▶ _WHAT TO PRODUCE_: Show all lines that include the string "with"; copy each one.

▶ _EXCERPTED DATA_:
++++++++++
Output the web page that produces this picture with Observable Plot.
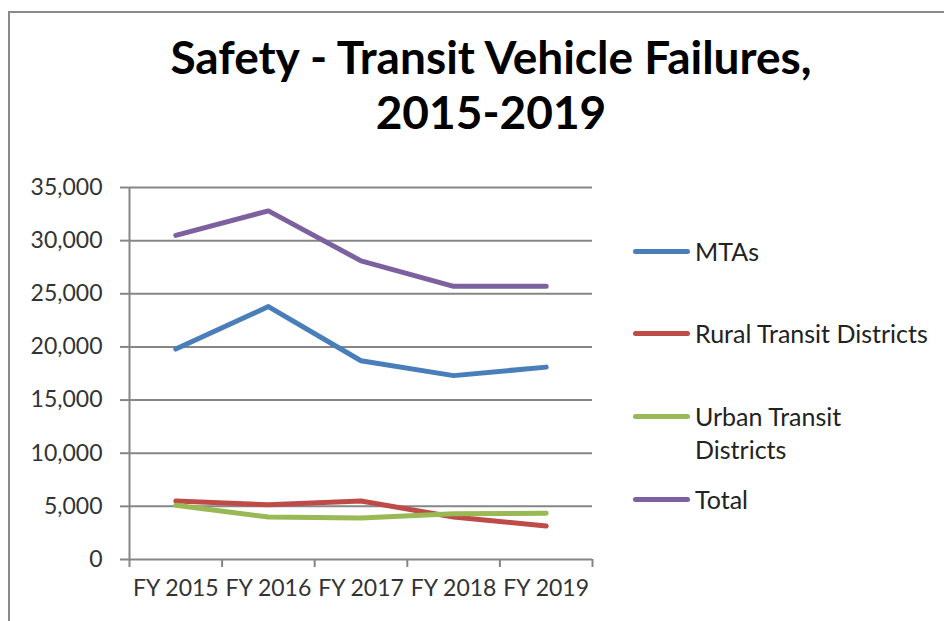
++++++++++
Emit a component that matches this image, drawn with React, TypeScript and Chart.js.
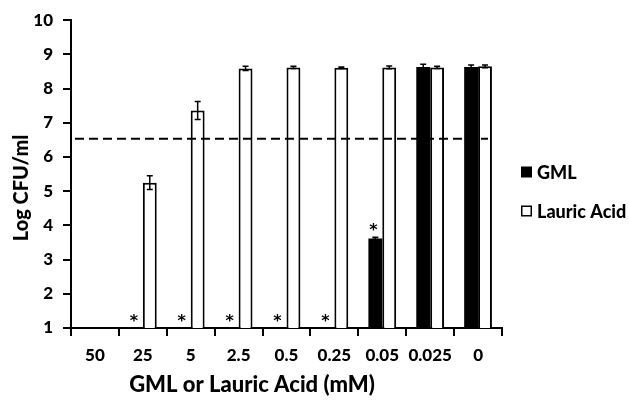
++++++++++
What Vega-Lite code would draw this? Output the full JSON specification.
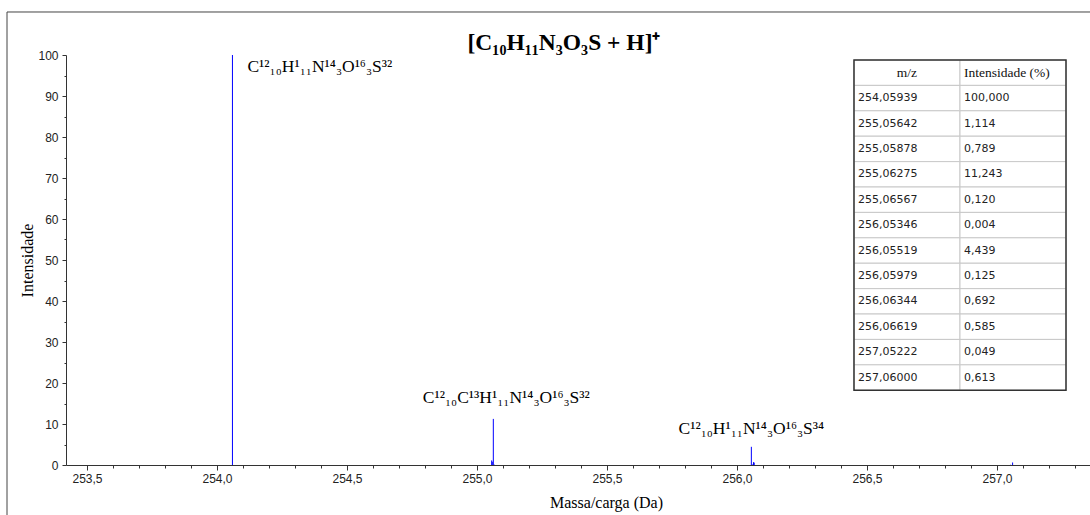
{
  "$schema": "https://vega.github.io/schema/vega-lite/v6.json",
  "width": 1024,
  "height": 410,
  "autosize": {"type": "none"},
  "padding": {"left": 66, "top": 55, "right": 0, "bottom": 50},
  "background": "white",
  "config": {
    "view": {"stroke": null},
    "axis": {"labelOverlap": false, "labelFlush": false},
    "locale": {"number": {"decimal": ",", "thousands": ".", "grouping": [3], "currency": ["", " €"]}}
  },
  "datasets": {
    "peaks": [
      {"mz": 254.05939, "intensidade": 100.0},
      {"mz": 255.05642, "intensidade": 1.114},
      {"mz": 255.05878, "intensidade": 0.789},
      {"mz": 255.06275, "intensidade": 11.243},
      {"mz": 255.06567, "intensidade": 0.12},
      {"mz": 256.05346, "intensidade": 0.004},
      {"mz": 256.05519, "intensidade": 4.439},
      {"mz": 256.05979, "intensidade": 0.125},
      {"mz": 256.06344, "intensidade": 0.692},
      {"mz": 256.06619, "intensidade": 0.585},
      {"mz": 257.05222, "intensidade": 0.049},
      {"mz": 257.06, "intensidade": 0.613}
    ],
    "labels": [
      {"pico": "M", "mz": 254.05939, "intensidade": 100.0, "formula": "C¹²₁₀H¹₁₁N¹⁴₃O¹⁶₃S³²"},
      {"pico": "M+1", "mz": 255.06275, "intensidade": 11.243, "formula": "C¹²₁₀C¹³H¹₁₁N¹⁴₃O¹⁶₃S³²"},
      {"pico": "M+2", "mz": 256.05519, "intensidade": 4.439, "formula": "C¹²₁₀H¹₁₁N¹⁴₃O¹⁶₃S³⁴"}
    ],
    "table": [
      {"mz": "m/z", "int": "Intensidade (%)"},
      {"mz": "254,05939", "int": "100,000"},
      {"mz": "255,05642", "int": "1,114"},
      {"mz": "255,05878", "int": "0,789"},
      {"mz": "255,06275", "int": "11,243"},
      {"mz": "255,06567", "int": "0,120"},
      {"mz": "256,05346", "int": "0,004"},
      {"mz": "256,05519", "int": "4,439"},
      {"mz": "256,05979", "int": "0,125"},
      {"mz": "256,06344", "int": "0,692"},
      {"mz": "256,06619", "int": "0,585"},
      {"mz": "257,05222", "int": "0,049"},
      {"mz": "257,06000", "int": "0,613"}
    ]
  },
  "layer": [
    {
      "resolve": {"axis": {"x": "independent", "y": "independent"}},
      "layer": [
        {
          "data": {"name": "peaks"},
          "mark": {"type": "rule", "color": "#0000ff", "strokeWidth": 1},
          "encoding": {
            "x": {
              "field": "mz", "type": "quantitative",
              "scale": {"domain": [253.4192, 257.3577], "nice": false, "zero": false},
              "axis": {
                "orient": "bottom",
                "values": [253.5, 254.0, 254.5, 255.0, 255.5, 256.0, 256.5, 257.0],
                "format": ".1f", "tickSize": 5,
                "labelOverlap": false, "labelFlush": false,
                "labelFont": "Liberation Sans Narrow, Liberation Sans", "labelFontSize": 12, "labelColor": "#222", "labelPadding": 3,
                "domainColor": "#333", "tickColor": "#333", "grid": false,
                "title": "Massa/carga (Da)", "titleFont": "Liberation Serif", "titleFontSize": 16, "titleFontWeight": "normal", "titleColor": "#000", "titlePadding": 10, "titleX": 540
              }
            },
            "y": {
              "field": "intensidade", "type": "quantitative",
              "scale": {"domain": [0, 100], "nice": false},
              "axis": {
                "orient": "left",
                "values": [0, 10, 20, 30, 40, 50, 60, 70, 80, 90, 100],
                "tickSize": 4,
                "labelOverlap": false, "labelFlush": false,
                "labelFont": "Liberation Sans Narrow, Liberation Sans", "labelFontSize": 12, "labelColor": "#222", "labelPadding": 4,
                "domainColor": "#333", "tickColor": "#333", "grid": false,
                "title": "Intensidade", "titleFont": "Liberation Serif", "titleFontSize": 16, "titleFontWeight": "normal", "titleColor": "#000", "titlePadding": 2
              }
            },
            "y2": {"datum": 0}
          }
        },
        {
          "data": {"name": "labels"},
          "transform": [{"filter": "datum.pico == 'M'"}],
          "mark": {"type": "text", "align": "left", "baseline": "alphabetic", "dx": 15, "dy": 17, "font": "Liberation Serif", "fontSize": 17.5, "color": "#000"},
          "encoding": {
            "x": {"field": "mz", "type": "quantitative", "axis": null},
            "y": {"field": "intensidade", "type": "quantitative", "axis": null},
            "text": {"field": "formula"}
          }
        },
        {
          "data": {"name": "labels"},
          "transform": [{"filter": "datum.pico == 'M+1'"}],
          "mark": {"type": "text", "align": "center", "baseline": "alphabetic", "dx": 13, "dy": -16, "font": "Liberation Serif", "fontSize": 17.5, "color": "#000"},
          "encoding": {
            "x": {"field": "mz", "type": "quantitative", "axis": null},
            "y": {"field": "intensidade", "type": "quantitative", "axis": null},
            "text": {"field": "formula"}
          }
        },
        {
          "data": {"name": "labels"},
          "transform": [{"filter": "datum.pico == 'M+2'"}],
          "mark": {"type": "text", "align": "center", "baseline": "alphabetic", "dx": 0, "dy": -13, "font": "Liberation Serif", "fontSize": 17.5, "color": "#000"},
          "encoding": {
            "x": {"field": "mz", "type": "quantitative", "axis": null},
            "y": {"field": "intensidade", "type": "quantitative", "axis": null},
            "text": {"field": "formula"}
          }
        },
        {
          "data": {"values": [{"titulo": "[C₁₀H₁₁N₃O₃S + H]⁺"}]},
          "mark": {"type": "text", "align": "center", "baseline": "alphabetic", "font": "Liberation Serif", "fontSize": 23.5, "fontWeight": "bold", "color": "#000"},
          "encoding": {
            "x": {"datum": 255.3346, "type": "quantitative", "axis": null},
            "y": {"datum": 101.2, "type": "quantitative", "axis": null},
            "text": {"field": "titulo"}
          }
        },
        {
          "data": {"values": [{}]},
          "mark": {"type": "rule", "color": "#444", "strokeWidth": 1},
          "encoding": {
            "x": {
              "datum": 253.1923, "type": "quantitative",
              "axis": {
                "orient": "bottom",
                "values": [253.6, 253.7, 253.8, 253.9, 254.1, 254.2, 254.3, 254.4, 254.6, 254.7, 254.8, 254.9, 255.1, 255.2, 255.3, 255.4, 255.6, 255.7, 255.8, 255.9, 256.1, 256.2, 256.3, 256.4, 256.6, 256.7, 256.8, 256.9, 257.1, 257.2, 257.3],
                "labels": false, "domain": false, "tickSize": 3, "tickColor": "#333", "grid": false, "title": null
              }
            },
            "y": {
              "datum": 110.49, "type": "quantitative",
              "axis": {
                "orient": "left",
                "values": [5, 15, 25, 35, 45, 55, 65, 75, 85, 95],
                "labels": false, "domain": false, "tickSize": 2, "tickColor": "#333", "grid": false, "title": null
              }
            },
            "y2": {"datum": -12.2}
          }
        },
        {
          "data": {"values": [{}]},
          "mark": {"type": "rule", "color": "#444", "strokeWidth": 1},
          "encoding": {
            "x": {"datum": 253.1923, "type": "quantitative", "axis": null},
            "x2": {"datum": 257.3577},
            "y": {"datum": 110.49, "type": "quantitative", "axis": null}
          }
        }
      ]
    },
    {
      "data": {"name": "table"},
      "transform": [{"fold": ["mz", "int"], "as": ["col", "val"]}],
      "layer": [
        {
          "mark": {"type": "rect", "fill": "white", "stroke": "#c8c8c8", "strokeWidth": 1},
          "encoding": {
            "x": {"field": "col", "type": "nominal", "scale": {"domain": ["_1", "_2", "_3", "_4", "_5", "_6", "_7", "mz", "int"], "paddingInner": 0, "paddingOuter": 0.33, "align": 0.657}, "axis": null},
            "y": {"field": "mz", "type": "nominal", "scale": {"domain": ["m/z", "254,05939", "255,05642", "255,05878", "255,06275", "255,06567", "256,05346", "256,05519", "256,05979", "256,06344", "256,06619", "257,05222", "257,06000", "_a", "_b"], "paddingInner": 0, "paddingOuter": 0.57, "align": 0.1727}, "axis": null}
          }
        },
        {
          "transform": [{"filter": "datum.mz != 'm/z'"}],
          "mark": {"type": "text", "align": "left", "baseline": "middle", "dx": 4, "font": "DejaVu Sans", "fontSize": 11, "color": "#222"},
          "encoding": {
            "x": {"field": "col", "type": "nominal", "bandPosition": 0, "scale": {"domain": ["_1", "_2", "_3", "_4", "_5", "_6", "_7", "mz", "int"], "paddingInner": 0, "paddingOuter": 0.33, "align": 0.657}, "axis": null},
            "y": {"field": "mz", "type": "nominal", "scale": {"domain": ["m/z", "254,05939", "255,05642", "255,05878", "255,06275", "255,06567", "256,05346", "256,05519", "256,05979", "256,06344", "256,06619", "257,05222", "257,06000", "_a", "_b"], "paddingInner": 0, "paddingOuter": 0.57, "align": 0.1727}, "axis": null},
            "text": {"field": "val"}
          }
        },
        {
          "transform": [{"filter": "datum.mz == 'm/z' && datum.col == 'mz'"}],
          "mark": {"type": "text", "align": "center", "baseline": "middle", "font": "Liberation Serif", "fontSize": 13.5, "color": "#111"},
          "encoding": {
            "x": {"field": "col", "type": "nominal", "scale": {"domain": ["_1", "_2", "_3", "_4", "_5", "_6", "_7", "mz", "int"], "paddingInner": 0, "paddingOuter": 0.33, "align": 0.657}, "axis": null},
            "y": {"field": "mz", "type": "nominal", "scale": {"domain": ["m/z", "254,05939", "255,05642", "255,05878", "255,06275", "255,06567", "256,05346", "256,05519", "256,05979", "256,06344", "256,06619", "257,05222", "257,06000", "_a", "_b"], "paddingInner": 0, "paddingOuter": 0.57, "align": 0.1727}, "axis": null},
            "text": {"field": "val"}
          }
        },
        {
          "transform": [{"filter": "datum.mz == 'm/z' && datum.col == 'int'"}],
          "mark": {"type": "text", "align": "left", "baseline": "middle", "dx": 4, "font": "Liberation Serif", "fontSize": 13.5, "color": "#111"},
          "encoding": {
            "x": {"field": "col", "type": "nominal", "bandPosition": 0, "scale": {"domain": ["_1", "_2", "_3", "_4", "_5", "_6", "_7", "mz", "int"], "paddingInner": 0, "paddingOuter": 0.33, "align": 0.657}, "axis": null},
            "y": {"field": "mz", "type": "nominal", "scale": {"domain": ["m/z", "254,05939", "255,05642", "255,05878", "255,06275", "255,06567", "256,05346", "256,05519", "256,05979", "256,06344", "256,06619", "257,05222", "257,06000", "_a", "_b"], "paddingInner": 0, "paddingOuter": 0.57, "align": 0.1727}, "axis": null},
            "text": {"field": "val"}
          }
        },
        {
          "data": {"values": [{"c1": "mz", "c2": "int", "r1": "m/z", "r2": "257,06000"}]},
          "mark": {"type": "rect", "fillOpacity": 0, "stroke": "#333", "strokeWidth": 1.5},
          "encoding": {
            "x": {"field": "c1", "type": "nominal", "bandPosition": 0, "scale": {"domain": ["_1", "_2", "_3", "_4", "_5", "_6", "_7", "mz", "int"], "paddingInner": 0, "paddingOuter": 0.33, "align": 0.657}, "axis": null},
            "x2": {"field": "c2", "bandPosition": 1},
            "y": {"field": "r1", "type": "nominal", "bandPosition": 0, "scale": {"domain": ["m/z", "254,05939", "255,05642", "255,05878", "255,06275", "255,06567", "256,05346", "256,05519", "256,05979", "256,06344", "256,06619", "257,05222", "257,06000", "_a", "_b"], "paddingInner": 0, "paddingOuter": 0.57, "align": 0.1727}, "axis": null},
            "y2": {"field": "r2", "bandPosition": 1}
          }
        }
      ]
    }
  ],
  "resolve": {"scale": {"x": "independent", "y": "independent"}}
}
++++++++++
▶ _RESPONSE_:
Output the web page that produces this picture with Observable Plot.
Emit a component that matches this image, drawn with React, TypeScript and Chart.js.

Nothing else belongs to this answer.